Xu Zhang

 

Cell Assays in Alginate Hydrogel Microparticles

 

I develop the high throughput method to encapsulate different cellular systems into alginate hydrogel microparticles. The alginate hydrogel platform has high biocompatibility allowing continuous cell culturing and high adaptability with high speed sorting using FACS. I further apply this technology platform to address 3 biomedical challenges: engineering a model of transmitted M. tuberculosis for vaccine testing, T cell receptor identification for cancer immunotherapy and cortical neuron differentiation for drug screening.

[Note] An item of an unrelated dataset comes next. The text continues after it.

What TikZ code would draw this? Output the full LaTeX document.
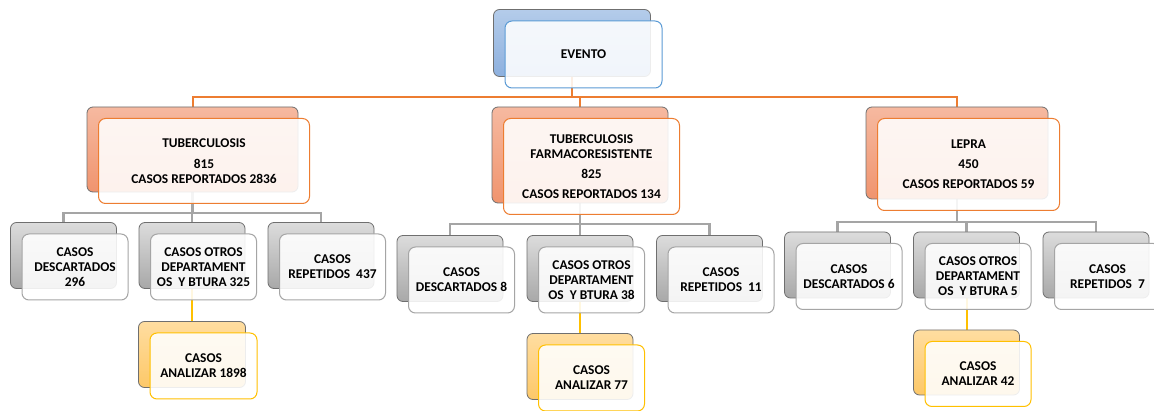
\documentclass[tikz,border=0pt]{standalone}
\usepackage{fontspec}
\setmainfont{Carlito}[BoldFont={Carlito Bold}]
\usetikzlibrary{calc}
\pgfdeclarelayer{paper}
\pgfdeclarelayer{links}
\pgfsetlayers{paper,links,main}

\definecolor{edgegray}{HTML}{6F6F6F}
\definecolor{txt}{HTML}{000000}
\definecolor{blueA}{HTML}{B4CCEA}
\definecolor{blueB}{HTML}{8DB0DE}
\definecolor{blueL}{HTML}{5B9BD5}
\definecolor{orgA}{HTML}{F6B9A0}
\definecolor{orgB}{HTML}{F0946E}
\definecolor{orgL}{HTML}{ED7D31}
\definecolor{grayA}{HTML}{DCDCDC}
\definecolor{grayB}{HTML}{A8A8A8}
\definecolor{grayL}{HTML}{A5A5A5}
\definecolor{yelA}{HTML}{FFDDA0}
\definecolor{yelB}{HTML}{FDC868}
\definecolor{yelL}{HTML}{FFC000}

\tikzset{
  backbox/.style={draw=edgegray, line width=0.8pt, rounded corners=6pt, inner sep=0pt},
  frontbox/.style={line width=1pt, rounded corners=7pt, fill=white, fill opacity=0.88,
    text opacity=1, inner sep=0pt, text=txt, align=center,
    font=\fontsize{13.4}{15}\selectfont\bfseries},
  blueback/.style={backbox, top color=blueA, bottom color=blueB},
  bluefront/.style={frontbox, draw=blueL},
  orgback/.style={backbox, top color=orgA, bottom color=orgB},
  orgfront/.style={frontbox, draw=orgL},
  grayback/.style={backbox, top color=grayA, bottom color=grayB},
  grayfront/.style={frontbox, draw=grayL},
  yelback/.style={backbox, top color=yelA, bottom color=yelB},
  yelfront/.style={frontbox, draw=yelL},
  orgwire/.style={draw=orgL, line width=2pt},
  graywire/.style={draw=grayL, line width=2.6pt},
  yelwire/.style={draw=yelL, line width=2pt},
}

% #1 name, #2 cx, #3 cy, #4 width, #5 height, #6 colour kind, #7 label
\newcommand\twobox[7]{%
  \node[#6back, minimum width=#4pt, minimum height=#5pt] (#1) at (#2,#3) {};
  \node[#6front, minimum width=#4pt, minimum height=#5pt] (#1f) at ($(#1)+(11.5,11.5)$) {#7};
}

\begin{document}
\begin{tikzpicture}[x=1pt,y=-1pt]
\useasboundingbox (0,0) rectangle (1154,411);
\begin{pgfonlayer}{paper}
  \fill[white] (0,0) rectangle (1154,411);
\end{pgfonlayer}

% root
\twobox{ev}{572}{43}{157}{67}{blue}{EVENTO}

% first level
\twobox{tb}{192.5}{149.5}{211}{85}{org}{TUBERCULOSIS\\[6pt]815\\CASOS REPORTADOS 2836}
\twobox{tf}{580}{155}{176}{96}{org}{TUBERCULOSIS\\FARMACORESISTENTE\\[5pt]825\\[5pt]CASOS REPORTADOS 134}
\twobox{lp}{957}{153}{182}{92}{org}{LEPRA\\[5pt]450\\[5pt]CASOS REPORTADOS 59}

% tuberculosis branch
\twobox{a1}{63.5}{255.5}{106}{66}{gray}{CASOS\\DESCARTADOS\\296}
\twobox{a2}{192}{255.5}{106}{66}{gray}{CASOS OTROS\\DEPARTAMENT\\OS\ \ Y BTURA 325}
\twobox{a3}{321}{255.5}{106}{66}{gray}{CASOS\\REPETIDOS\ \ 437}
\twobox{ay}{192}{354.5}{107}{66}{yel}{CASOS\\ANALIZAR 1898}

% drug-resistant tuberculosis branch
\twobox{b1}{450}{268.5}{106}{66}{gray}{CASOS\\DESCARTADOS 8}
\twobox{b2}{580}{268.5}{106}{66}{gray}{CASOS OTROS\\DEPARTAMENT\\OS\ \ Y BTURA 38}
\twobox{b3}{709.5}{268.5}{106}{66}{gray}{CASOS\\REPETIDOS\ \ 11}
\twobox{by}{580}{366.5}{106}{66}{yel}{CASOS\\ANALIZAR 77}

% leprosy branch
\twobox{c1}{837.5}{265}{106}{66}{gray}{CASOS\\DESCARTADOS 6}
\twobox{c2}{966.5}{265}{106}{66}{gray}{CASOS OTROS\\DEPARTAMENT\\OS\ \ Y BTURA 5}
\twobox{c3}{1096}{265}{106}{66}{gray}{CASOS\\REPETIDOS\ \ 7}
\twobox{cy}{966.5}{362.5}{106}{65}{yel}{CASOS\\ANALIZAR 42}

% connectors, drawn underneath the boxes
\coordinate (l0) at (0,97);
\coordinate (la) at (0,213);
\coordinate (lb) at (0,224);
\coordinate (lc) at (0,222);
\begin{pgfonlayer}{links}
  \draw[orgwire] (ev.south) -- (ev.south |- l0);
  \draw[orgwire] (ev.south |- l0) -| (tb.north);
  \draw[orgwire] (ev.south |- l0) -| (tf.north);
  \draw[orgwire] (ev.south |- l0) -| (lp.north);

  \draw[graywire] (tb.south) -- (tb.south |- la);
  \draw[graywire] (tb.south |- la) -| (a1.north);
  \draw[graywire] (tb.south |- la) -| (a2.north);
  \draw[graywire] (tb.south |- la) -| (a3.north);
  \draw[yelwire] (a2.south) -- (ay.north);

  \draw[graywire] (tf.south) -- (tf.south |- lb);
  \draw[graywire] (tf.south |- lb) -| (b1.north);
  \draw[graywire] (tf.south |- lb) -| (b2.north);
  \draw[graywire] (tf.south |- lb) -| (b3.north);
  \draw[yelwire] (b2.south) -- (by.north);

  \draw[graywire] (lp.south) -- (lp.south |- lc);
  \draw[graywire] (lp.south |- lc) -| (c1.north);
  \draw[graywire] (lp.south |- lc) -| (c2.north);
  \draw[graywire] (lp.south |- lc) -| (c3.north);
  \draw[yelwire] (c2.south) -- (cy.north);
\end{pgfonlayer}
\end{tikzpicture}
\end{document}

Engineering a model of transmitted M. tuberculosis for vaccine testing

This work is in collaboration with Prof. Sarah Fortune in Harvard School of Public Health.

Mycobacterium tuberculosis (Mtb) is thought to establish infection when a few bacteria, maybe only one organism, infect and survive in an alveolar macrophage.  During the earliest stages of infection, the bacterial population is at its most vulnerable at least numerically.  There are a number of vaccine approaches that might allow the host to clear the organism at these early stages, by providing specificity and memory to innate immune responses.  To evaluate these vaccine candidates, it is important to have an animal model in which a known, small number of organisms can be delivered reproducibly. Moreover, the physiologic characteristics of the infecting organisms should accurately reflect those of the organism transmitted in human infection.   

It has been surprisingly challenging to achieve this goal, largely because of the highly hydrophobic nature of the mycobacterial cell wall, which causes the organism to form clumps that cannot be disaggregated when it is grown in broth culture. To achieve the single cell suspension of bacteria required to perform a low dose infection, the organism is typically sonicated and grown in detergent, which strips the outer leaflets of the cell wall.   As these outer leaflets contain potentially important immunologic determinants, it is possible that the bacterial inoculum under standard infection protocols looks fundamentally different than the naturally transmitted organism.  Even with these treatments, standardized dosing at very low inocula (1-10 bacteria) has been difficult to achieve.

Here we develop a droplet based system to trap and culture Mtb single cells in alginate droplets such that they can regenerate a complete cell wall and then be delivered in a defined, low dose inoculum in animal studies. These particles will trap and allow protected culture of individual bacteria.  They can then be counted out into defined inocula, which will be stable and can be transported for animal infections.  Immediately prior to infection, bacteria are released from the alginate matrix for inoculation.   

Identify potent T cell receptor for cancer immunotherapy

T cell therapy brings big potential in future cancer immunotherapy. However, within each individual patient there exist a large variety of T cells each bearing a distinct T cell receptor and there is only a small subset of these T cells which can effectively kill cancer cells. We encapsulate single T cell and target cell in a 50-micron alginate hydrogel particles and isolate single potent T cells based on the functional readout from their killing and activation activities. Our technology platform will make the potent T cell receptor discovery a much faster and target specific process in the future. 

Cortical neuron differentiation for drug screening

This work is in collaboration with Prof. Rubin Lee in Harvard Stem Cell Institute.

Several studies have shown that embedding stem cell spheroids in hydrogels at a certain developmental stage can make the differentiation process more controllable and efficient. For drug screening purposes, uniform differentiated tissues are desired for consistency. We scale up our microfluidics device to submillimeter dimension for this embedding procedure.

Figure 1.  A: Cells in culture medium are injected into the top channel (small arrow) of a PDMS microfluidic device. This stream is surrounded by the alginate and inactive crosslinker injected in the middle channel. The oil+initiator cuts the combined aqueous stream into drops and the initiator causes alginate gelation, resulting in hydrogel particles with a cell-containing core surrounded by gelled alginate. B: Light microscopy image of a core-shell particle. The arrows indicate the alginate shell. C and D: Scanning Electron Microscopy images of coreshell particles. E: Bright-field microscopy of a single Mesenchymal Stem cell in a alginate hydrogel. F: Alginate core-shell hydrogels were created with cell occupancy of less than one Mesenchymal Stem cell per hydrogel after one week of culture.  
 

Figure 2.  Natural Killer (NK) cells killing K532 cancer cell (blue) with dead dye staining nuclei (red).

Figure 3. A cortical neural spheroid encapsulated in an alginate hydrogel.